Farto da errante embora acertada carreira, transferiu-se em 2016 para Itapevi, Região Metropolitana de São Paulo, onde voltou aos plantões e, por conseguinte, ao julgamento de crimes como roubo e tráfico de drogas, inclusive aqueles relacionados à infância. A atuação nas comarcas da região acabou por resultar na nova representação de promotores e em sua censura administrativa.

Entre vários casos descritos na peça acusatória, citam-se os 74 tabletes de maconha; um adolescente posto nas ruas porque sua apreensão fora feita pela Guarda Municipal, que não tem a competência constitucional para esse tipo de ação; a improcedência da representação contra um adolescente com 61 invólucros de cocaína e 55 porções de maconha, apanhado dentro de casa sem que houvesse um mandado judicial autorizando a entrada da polícia.

No pedido de abertura do processo, o corregedor-geral Manoel de Queiroz Pereira Calças defendeu a punição ao magistrado. Dr. Calças foi pego em calças curtas pelo voto contrário de Márcio Bártoli. Em 154 páginas, o desembargador demonstra como as decisões do juiz acham respaldo na Constituição. “Não há nos autos”, também anota, “nenhuma decisão que descumpra entendimento superior.” Caso a caso, Bártoli aponta a jurisprudência de Corcioli: o STF, o Superior Tribunal de Justiça, o próprio TJSP. Mesmo assim, o processo foi aberto por uma lavada de 23 votos a 2.

Preteridas as acusações de crítica indevida ao tribunal em texto (fictício!) do juiz publicado pelo site Jornalistas Livres, além de autopromoção (o que se dirá de Sergio Moro?), sobrou o “conjunto da obra” garantista, apontada pelo corregedor como “ilimitada criatividade interpretativa”, suficiente agora para a sua punição. “As acusações feitas contra o magistrado têm essência explicitamente ideológica”, escreveram em parecer os professores da Faculdade de Direito da USP Conrado Hübner Mendes e Rafael Mafei Rabelo Queiroz.

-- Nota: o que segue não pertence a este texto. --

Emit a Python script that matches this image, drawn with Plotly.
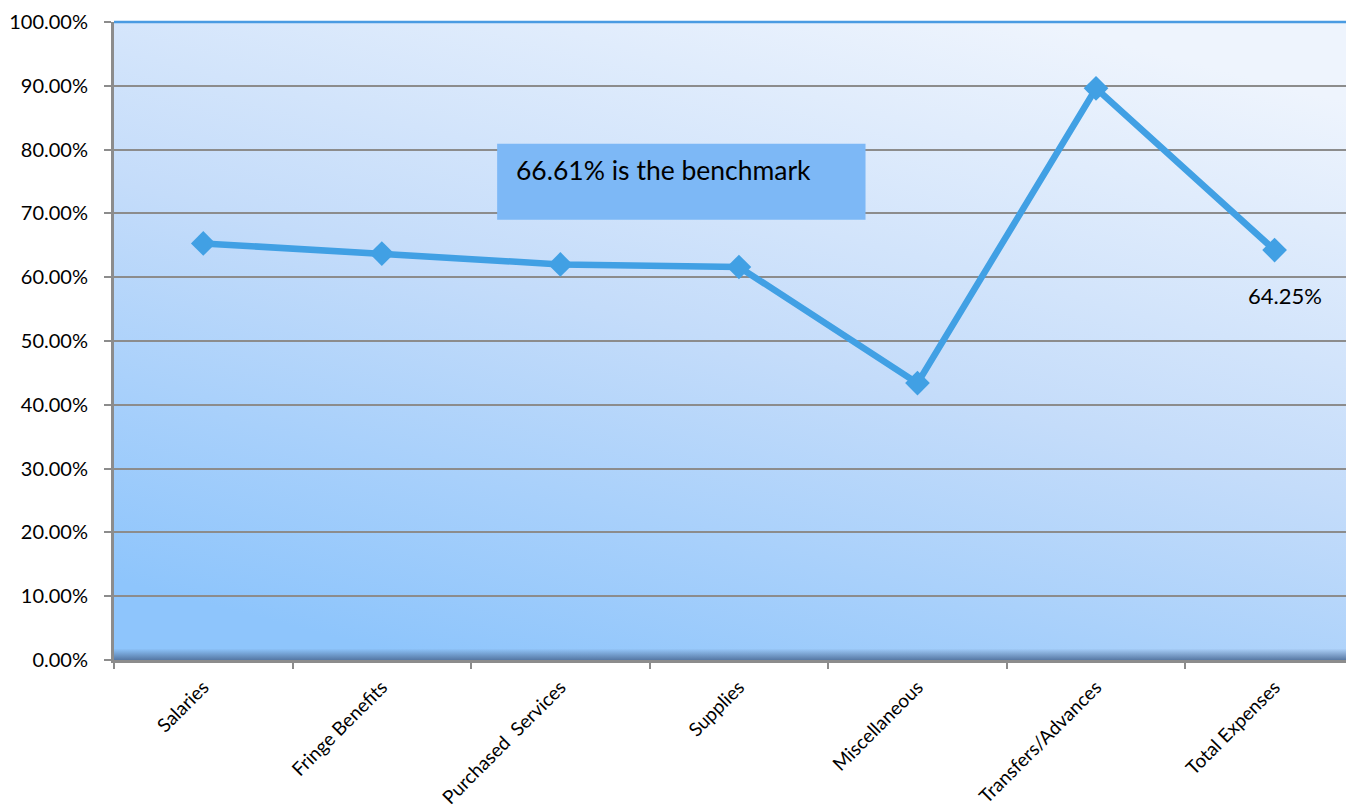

Em Araraquara (SP), um cidadão preso ilegalmente por 10 meses e 13 dias entrou com ação contra o juiz que determinou seu encarceramento. Em julho, o próprio TJSP ofereceu-se para tomar parte no processo na condição de “amicus curiae”. Punitivistas, como se vê, são amigos da Corte (amicus curiae, em latim). “O tempo do Judiciário brasileiro se divide em AM e DM”, diz o jurista Lenio Streck. “Antes do mensalão e depois do mensalão, quando a sanha punitivista passa a combater violentamente aquilo que podemos chamar de o espantalho do garantismo. Porque o garantismo mesmo, ao que parece, eles sequer sabem do que se trata.”